DIRECTION: Gather, from the data below, each line in which the word "with" occurs.

SUPPLIED MATERIAL:
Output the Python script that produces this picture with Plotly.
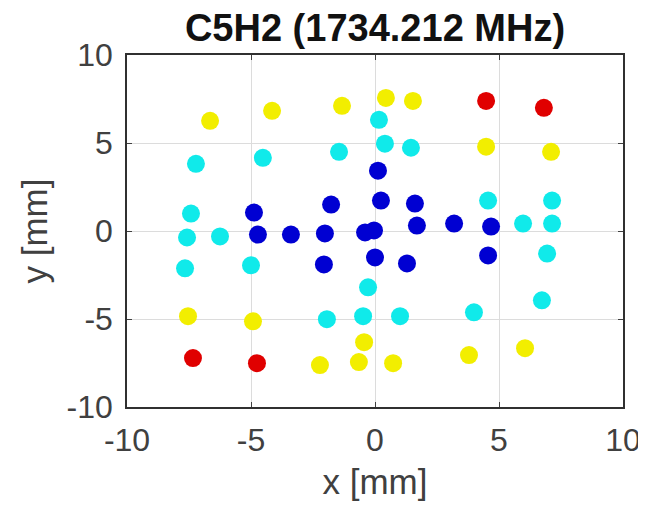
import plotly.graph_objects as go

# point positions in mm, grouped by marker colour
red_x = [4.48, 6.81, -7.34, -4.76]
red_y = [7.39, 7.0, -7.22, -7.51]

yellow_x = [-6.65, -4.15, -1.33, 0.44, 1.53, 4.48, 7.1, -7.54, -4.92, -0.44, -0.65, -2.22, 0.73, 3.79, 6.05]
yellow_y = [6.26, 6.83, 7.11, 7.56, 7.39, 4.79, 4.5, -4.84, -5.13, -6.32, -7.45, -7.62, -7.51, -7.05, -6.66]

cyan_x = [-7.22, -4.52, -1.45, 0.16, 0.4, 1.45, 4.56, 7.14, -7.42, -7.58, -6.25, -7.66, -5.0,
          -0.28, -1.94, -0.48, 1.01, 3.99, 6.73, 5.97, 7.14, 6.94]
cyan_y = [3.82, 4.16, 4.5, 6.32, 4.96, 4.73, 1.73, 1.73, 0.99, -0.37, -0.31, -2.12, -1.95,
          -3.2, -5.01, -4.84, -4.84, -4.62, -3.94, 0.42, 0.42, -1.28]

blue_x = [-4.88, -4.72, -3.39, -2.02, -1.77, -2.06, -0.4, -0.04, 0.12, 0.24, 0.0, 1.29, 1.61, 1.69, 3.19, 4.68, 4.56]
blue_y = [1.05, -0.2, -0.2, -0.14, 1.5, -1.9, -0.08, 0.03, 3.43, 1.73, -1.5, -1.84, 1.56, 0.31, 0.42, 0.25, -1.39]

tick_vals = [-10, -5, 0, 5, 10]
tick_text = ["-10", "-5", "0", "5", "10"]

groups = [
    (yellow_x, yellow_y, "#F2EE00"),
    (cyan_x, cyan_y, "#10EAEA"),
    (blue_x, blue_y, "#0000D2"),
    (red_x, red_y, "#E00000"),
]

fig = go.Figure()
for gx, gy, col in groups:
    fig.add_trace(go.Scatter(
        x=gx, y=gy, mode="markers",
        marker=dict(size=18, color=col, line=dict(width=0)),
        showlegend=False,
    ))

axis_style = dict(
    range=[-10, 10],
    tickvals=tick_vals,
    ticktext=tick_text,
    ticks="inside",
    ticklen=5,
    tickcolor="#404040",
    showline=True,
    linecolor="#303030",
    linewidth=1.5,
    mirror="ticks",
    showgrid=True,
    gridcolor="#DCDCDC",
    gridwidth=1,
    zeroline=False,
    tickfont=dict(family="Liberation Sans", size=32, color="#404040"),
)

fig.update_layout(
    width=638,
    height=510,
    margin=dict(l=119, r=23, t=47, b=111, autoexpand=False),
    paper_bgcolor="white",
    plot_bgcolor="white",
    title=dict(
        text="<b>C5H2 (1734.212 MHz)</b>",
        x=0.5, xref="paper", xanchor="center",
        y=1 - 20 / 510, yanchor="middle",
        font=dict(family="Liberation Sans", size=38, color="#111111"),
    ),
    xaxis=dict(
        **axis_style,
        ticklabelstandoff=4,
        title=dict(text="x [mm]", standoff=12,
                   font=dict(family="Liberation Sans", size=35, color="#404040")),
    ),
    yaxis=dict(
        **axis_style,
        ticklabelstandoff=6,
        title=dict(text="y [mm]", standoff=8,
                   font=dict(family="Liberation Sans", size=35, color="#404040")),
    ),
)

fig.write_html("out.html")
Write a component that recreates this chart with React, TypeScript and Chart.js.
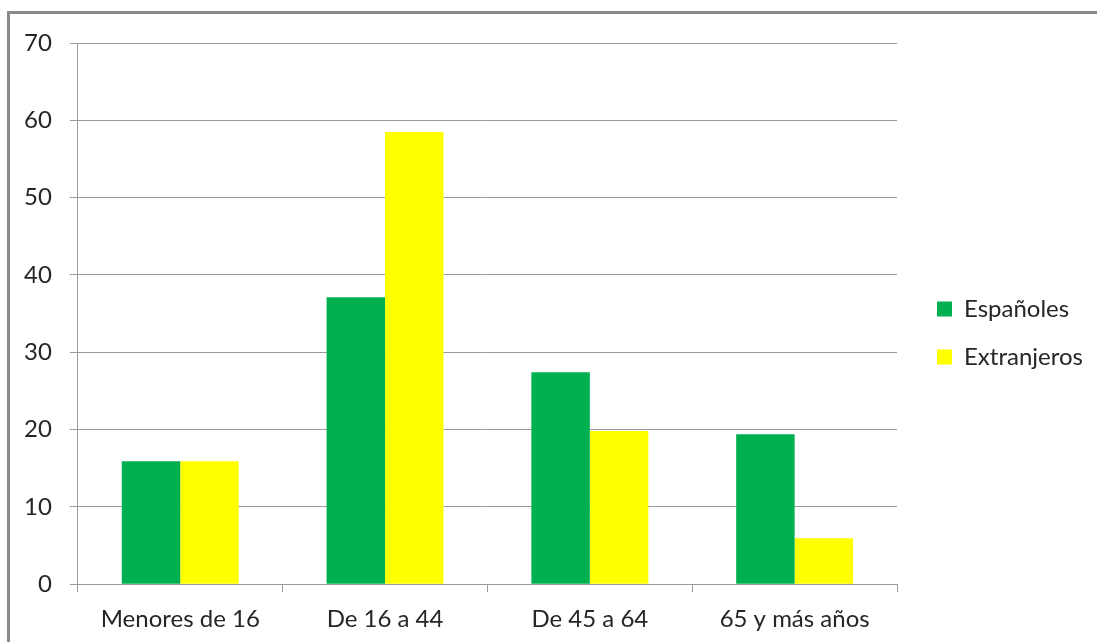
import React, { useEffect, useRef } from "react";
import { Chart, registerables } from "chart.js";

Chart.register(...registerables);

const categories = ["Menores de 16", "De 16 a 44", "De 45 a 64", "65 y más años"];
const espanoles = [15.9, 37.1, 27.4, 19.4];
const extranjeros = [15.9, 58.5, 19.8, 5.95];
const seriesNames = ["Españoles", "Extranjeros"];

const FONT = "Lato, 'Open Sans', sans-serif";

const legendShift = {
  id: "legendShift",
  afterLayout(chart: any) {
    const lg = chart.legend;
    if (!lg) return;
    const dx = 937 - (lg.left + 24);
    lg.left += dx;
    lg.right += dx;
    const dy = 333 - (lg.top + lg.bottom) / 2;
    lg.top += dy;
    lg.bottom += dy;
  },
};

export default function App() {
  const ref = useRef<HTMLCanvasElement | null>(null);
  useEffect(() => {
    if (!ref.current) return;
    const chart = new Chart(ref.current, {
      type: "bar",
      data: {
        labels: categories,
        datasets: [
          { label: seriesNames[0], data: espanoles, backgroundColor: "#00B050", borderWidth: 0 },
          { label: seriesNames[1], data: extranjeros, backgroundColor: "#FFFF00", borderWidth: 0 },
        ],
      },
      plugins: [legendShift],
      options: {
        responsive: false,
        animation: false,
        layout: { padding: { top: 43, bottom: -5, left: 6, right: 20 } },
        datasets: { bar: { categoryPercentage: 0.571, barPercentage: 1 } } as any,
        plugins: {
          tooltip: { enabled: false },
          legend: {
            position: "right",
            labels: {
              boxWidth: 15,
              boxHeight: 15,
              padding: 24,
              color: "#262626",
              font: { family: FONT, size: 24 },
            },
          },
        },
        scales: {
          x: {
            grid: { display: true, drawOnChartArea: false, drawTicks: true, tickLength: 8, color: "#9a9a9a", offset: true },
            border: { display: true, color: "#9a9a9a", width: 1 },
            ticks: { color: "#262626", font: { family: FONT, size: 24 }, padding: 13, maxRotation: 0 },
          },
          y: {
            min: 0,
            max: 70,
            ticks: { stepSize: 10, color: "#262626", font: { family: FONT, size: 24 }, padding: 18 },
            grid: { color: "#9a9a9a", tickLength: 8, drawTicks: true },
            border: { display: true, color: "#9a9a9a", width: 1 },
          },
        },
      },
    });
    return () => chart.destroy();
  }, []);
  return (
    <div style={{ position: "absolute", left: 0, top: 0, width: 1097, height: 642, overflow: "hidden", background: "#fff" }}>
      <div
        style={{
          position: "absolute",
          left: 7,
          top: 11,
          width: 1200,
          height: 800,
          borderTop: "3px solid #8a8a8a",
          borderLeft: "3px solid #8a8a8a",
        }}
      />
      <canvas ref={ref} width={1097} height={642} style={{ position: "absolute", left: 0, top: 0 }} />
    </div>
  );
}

---

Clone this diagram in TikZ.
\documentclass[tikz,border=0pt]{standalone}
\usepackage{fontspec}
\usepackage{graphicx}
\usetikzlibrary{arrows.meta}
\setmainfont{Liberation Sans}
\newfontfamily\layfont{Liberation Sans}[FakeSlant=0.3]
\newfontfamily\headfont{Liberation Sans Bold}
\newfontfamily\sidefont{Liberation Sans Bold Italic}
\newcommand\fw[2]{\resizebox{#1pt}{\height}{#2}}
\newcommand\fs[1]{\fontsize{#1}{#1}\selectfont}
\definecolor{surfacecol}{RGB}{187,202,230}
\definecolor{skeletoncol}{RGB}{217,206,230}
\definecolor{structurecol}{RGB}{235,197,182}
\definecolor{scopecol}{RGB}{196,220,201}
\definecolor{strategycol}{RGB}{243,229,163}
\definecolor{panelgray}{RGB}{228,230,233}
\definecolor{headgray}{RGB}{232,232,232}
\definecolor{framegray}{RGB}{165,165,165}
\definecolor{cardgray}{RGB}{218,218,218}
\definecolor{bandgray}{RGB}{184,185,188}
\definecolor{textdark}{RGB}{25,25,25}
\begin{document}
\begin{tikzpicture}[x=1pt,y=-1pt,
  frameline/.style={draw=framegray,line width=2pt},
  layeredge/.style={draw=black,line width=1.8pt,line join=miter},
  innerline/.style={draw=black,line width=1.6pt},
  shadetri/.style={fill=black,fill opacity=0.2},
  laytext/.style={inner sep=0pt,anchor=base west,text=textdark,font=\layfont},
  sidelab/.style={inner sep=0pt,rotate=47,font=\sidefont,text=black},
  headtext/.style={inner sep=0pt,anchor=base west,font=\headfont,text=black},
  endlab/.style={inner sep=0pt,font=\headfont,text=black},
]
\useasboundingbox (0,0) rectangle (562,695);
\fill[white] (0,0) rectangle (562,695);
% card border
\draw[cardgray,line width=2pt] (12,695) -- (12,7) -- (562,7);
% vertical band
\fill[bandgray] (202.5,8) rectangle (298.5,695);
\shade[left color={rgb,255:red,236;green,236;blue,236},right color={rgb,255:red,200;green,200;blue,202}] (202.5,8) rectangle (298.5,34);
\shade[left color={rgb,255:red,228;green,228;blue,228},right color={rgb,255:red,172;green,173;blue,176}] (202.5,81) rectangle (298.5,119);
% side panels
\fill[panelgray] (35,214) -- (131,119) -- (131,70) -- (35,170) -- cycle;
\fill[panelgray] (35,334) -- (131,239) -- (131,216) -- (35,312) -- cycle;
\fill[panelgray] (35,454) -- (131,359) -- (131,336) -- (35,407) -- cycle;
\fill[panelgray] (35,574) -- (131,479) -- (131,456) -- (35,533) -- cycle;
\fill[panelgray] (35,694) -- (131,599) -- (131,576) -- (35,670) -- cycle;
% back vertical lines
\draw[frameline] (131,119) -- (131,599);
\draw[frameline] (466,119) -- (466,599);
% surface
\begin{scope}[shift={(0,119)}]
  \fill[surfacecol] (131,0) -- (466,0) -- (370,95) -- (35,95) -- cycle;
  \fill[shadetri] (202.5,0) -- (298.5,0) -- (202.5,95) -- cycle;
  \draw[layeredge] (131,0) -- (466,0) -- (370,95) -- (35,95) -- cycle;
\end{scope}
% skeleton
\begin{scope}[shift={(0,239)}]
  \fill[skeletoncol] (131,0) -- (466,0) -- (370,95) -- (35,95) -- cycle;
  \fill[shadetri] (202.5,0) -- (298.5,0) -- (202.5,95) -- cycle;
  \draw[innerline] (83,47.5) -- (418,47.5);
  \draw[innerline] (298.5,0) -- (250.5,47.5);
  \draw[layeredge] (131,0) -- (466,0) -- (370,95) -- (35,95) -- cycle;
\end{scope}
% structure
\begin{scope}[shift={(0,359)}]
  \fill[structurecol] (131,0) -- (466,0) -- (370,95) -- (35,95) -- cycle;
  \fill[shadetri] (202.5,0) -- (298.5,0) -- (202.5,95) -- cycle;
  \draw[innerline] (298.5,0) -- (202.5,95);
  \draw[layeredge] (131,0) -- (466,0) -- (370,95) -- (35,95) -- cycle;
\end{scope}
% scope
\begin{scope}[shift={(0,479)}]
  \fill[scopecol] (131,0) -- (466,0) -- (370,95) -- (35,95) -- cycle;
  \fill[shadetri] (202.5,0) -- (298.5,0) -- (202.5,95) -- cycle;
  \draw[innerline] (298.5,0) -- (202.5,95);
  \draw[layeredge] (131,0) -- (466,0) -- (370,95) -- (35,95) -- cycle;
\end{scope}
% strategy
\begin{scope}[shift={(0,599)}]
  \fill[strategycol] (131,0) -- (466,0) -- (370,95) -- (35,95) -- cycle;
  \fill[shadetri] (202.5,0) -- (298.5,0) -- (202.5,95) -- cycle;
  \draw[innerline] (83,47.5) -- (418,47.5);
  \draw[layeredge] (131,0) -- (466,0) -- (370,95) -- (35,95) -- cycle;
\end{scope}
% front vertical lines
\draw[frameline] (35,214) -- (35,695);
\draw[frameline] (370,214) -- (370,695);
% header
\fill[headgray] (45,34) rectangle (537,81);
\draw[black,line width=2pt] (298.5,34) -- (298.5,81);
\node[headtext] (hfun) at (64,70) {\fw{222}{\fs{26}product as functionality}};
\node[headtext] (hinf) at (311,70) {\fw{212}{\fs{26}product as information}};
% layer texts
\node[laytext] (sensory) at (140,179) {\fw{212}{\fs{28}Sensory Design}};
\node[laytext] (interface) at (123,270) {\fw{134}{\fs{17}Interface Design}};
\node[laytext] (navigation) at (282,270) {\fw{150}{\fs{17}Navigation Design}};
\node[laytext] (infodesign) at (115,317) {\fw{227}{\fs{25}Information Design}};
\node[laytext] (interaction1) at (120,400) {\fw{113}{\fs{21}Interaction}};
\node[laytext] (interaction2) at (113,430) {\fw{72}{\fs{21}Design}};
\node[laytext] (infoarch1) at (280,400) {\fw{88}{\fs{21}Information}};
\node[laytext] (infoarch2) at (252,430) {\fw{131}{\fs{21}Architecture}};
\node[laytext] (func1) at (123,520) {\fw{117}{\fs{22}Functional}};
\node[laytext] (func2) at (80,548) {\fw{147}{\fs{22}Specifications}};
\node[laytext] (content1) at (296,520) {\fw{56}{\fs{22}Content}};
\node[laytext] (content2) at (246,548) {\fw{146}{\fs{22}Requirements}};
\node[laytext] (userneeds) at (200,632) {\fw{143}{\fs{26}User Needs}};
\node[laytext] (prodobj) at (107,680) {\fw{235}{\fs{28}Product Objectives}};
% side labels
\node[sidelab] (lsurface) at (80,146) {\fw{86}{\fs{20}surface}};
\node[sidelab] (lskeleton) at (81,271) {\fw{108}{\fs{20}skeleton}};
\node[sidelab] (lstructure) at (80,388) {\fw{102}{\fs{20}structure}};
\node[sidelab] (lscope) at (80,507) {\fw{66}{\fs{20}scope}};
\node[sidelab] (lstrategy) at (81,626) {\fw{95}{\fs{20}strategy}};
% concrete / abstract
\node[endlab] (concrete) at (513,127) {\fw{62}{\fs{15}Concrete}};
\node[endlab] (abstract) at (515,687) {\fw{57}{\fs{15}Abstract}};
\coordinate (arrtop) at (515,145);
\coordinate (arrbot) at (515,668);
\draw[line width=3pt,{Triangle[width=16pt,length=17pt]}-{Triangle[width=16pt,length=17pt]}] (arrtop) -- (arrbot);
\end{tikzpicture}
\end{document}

EXERCISE SOLUTION:
Output the Python script that produces this picture with Plotly.
Write a component that recreates this chart with React, TypeScript and Chart.js.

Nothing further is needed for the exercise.